- **Exercise instructions**: Identify all lines of the data containing the string "chart" and copy them.

- **Material**:
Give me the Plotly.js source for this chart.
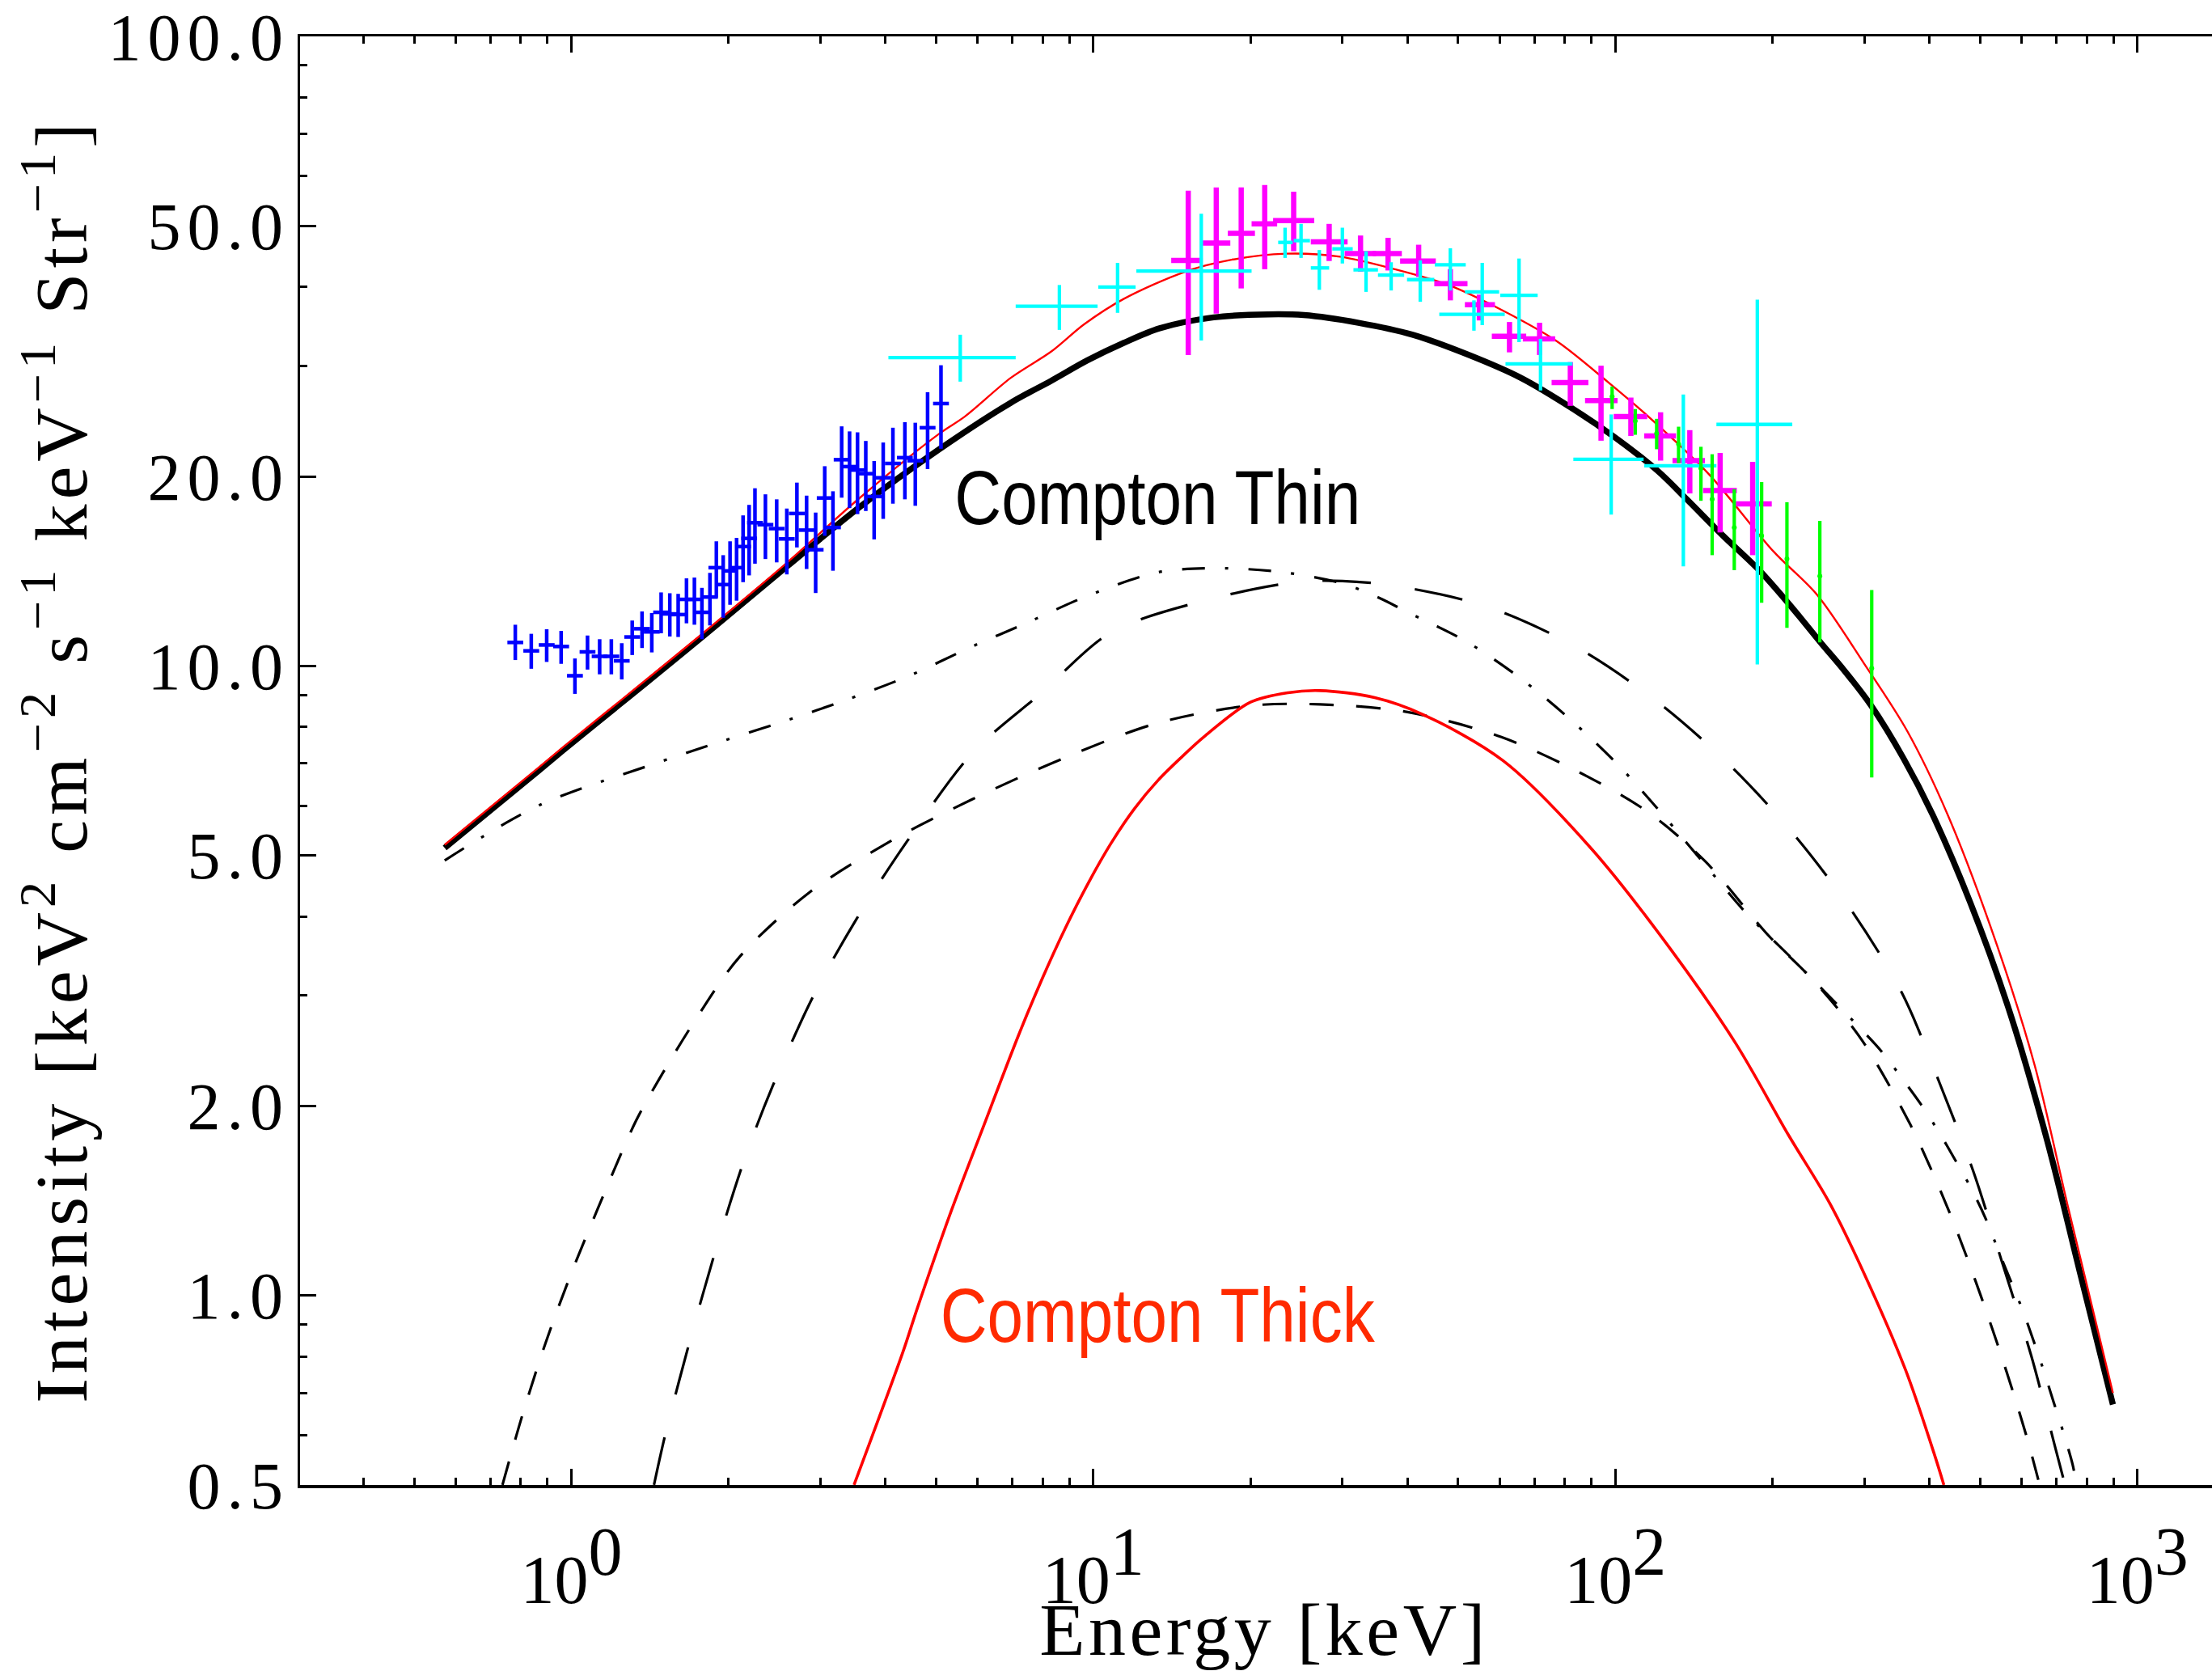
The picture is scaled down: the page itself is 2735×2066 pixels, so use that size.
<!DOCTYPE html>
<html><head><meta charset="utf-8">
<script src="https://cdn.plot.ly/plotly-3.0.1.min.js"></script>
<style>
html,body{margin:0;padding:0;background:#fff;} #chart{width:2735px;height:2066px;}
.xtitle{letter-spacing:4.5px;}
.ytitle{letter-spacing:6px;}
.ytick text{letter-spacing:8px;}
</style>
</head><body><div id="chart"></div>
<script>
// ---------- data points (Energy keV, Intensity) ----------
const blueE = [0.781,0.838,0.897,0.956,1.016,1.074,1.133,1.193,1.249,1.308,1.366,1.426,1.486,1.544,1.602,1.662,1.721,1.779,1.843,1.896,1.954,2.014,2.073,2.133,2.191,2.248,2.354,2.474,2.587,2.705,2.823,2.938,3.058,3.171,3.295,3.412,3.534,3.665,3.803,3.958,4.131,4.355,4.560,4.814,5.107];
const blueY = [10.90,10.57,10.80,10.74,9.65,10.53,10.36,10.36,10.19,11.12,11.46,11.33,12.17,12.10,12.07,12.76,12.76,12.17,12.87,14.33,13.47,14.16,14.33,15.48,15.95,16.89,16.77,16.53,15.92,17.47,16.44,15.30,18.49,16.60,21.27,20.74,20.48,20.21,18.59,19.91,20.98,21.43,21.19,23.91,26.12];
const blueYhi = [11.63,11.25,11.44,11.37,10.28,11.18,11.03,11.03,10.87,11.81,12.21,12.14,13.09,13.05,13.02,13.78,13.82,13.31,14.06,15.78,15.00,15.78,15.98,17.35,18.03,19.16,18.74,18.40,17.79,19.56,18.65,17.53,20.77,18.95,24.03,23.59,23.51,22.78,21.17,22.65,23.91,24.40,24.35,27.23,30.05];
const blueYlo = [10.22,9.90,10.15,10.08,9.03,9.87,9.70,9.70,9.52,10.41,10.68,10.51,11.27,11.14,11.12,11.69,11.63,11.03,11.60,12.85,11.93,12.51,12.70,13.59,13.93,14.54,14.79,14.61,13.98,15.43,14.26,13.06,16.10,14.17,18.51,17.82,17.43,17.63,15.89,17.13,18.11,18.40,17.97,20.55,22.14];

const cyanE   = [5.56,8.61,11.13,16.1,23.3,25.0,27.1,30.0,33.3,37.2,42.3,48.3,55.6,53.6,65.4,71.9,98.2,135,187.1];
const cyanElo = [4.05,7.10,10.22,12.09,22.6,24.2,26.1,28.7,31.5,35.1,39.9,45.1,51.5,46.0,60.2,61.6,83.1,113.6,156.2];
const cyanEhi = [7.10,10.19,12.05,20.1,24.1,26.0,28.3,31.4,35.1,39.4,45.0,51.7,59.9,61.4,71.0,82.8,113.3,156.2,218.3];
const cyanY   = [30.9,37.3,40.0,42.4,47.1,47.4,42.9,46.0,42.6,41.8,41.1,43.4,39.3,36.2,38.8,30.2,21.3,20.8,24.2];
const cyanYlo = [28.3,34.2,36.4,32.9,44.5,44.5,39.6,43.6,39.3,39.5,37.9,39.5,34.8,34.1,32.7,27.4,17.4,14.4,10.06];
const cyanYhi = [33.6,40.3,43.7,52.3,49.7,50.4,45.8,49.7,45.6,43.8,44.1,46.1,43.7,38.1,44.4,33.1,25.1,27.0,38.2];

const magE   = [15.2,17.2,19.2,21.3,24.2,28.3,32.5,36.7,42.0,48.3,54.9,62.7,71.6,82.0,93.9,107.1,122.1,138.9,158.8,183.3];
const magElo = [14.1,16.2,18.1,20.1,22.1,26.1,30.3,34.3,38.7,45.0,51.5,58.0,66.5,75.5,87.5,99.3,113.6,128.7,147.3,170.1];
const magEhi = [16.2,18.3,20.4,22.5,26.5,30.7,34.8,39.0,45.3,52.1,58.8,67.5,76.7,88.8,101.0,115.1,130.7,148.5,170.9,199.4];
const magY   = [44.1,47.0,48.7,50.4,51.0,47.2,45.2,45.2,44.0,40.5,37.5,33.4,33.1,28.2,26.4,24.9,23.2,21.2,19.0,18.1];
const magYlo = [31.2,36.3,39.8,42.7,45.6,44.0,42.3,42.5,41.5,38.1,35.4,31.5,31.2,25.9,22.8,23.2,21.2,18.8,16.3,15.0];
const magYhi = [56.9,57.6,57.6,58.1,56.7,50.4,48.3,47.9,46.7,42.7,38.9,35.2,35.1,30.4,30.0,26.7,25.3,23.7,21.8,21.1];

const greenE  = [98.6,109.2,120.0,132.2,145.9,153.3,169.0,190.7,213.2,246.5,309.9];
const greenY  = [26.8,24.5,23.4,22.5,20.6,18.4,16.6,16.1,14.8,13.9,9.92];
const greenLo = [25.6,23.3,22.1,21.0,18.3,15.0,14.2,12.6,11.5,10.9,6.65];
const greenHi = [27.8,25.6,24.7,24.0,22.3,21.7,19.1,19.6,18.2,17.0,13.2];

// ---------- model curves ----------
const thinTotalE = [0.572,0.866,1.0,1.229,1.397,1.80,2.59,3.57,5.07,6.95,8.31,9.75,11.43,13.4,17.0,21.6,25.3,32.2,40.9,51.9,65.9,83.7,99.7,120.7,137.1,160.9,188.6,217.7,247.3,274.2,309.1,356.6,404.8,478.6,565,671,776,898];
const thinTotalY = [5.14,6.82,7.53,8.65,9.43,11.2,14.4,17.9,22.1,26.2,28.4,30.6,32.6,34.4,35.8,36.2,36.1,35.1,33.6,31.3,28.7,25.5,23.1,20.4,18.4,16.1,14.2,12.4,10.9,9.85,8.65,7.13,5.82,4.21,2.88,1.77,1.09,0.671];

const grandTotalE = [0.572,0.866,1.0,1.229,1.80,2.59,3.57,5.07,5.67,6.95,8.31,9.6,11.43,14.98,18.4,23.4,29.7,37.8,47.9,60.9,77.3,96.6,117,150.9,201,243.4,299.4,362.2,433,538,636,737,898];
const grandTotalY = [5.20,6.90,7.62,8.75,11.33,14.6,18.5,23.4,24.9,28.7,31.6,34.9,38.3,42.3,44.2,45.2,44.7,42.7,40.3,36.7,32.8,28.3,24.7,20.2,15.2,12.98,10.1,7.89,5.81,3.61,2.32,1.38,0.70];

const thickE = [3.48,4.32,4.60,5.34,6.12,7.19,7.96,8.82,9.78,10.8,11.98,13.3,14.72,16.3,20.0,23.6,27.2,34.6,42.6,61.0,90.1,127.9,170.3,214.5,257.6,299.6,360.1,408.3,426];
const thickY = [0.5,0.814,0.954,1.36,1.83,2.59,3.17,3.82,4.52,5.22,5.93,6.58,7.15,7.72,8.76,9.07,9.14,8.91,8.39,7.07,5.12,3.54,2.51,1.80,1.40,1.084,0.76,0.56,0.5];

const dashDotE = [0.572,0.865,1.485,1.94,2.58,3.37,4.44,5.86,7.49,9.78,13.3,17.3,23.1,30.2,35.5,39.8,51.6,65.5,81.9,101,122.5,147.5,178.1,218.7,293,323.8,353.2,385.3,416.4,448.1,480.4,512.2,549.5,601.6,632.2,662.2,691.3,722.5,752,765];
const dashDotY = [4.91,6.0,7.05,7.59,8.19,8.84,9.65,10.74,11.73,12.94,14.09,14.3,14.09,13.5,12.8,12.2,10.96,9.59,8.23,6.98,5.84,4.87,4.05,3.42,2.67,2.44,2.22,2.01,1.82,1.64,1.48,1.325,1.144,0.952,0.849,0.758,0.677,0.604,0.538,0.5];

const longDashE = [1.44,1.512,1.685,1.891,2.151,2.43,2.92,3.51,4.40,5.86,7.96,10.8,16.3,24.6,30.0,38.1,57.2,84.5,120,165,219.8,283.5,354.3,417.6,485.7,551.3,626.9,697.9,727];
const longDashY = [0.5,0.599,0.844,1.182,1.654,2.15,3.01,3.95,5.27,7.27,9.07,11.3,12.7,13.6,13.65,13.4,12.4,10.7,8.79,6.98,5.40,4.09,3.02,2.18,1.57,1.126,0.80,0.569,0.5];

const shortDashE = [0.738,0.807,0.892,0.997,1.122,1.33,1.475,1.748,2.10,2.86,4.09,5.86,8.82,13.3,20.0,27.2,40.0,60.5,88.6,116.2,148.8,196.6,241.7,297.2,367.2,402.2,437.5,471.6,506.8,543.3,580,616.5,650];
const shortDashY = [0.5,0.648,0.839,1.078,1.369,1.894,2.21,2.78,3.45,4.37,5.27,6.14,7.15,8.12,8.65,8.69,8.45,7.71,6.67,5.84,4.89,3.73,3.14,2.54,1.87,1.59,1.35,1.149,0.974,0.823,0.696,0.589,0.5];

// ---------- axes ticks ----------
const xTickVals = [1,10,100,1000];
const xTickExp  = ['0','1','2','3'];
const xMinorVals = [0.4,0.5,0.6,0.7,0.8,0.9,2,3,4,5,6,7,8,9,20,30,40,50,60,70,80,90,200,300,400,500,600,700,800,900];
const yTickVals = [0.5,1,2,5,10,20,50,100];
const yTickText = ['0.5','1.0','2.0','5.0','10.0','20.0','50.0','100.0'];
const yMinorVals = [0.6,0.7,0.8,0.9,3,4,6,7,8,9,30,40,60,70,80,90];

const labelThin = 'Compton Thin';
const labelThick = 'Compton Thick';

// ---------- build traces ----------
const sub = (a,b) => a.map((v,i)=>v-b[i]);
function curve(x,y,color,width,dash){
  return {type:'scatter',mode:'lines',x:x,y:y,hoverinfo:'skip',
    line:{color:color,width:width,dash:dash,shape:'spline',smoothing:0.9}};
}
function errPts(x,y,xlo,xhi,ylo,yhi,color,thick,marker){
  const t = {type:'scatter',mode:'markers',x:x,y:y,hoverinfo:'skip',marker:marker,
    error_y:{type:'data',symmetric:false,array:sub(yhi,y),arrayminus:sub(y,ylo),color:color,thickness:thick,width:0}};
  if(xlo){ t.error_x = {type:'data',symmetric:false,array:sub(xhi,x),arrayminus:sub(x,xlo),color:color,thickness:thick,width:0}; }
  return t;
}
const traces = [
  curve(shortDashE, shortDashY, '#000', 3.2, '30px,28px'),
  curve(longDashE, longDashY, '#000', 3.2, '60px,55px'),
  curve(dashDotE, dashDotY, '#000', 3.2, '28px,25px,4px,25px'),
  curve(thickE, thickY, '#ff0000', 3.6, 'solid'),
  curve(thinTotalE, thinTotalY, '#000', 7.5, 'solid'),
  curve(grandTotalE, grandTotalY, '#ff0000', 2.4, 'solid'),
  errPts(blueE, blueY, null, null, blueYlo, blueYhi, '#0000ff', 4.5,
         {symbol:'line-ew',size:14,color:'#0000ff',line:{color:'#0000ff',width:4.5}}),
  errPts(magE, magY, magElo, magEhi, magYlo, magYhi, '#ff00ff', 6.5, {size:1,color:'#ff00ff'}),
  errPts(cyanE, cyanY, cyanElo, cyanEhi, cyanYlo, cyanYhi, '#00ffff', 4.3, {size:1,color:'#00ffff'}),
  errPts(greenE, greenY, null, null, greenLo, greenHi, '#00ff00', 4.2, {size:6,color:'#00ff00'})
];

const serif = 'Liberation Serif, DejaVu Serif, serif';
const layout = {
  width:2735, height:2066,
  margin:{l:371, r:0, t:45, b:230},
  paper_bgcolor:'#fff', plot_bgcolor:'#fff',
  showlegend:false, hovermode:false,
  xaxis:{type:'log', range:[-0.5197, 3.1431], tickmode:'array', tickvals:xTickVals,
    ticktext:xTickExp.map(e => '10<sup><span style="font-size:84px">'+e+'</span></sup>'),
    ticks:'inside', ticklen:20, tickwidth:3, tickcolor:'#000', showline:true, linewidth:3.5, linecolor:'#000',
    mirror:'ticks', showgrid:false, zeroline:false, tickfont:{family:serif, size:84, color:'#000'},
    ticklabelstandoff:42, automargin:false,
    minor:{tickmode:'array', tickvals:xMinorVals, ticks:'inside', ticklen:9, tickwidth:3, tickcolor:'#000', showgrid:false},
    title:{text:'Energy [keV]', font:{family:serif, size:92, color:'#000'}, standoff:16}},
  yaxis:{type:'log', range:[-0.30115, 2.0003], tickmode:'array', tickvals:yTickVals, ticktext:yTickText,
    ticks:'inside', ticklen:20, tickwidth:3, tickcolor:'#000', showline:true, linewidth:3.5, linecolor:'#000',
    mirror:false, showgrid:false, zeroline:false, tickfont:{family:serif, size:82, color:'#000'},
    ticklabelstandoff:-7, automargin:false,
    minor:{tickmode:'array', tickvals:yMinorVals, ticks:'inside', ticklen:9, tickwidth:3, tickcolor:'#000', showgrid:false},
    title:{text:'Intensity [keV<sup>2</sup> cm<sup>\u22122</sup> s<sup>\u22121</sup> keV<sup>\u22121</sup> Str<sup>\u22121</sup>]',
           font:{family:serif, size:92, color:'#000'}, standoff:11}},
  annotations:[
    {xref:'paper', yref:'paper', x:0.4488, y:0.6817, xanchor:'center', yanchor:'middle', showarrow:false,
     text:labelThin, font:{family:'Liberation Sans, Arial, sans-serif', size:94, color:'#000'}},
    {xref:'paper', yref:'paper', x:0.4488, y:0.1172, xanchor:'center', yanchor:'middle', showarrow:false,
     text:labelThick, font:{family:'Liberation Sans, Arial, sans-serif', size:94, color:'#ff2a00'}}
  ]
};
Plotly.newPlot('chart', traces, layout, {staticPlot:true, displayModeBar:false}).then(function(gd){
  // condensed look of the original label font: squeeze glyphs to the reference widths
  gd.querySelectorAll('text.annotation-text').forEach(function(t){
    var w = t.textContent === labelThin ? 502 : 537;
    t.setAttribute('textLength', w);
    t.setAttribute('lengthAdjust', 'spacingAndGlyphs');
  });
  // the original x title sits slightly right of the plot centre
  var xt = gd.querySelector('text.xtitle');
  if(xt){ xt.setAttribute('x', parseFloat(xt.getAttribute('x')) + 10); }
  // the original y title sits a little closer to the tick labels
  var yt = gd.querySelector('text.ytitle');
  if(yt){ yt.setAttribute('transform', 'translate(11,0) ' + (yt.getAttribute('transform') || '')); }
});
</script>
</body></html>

- **Finished exercise**:
Give me the Plotly.js source for this chart.
html,body{margin:0;padding:0;background:#fff;} #chart{width:2735px;height:2066px;}
</head><body><div id="chart"></div>
Plotly.newPlot('chart', traces, layout, {staticPlot:true, displayModeBar:false}).then(function(gd){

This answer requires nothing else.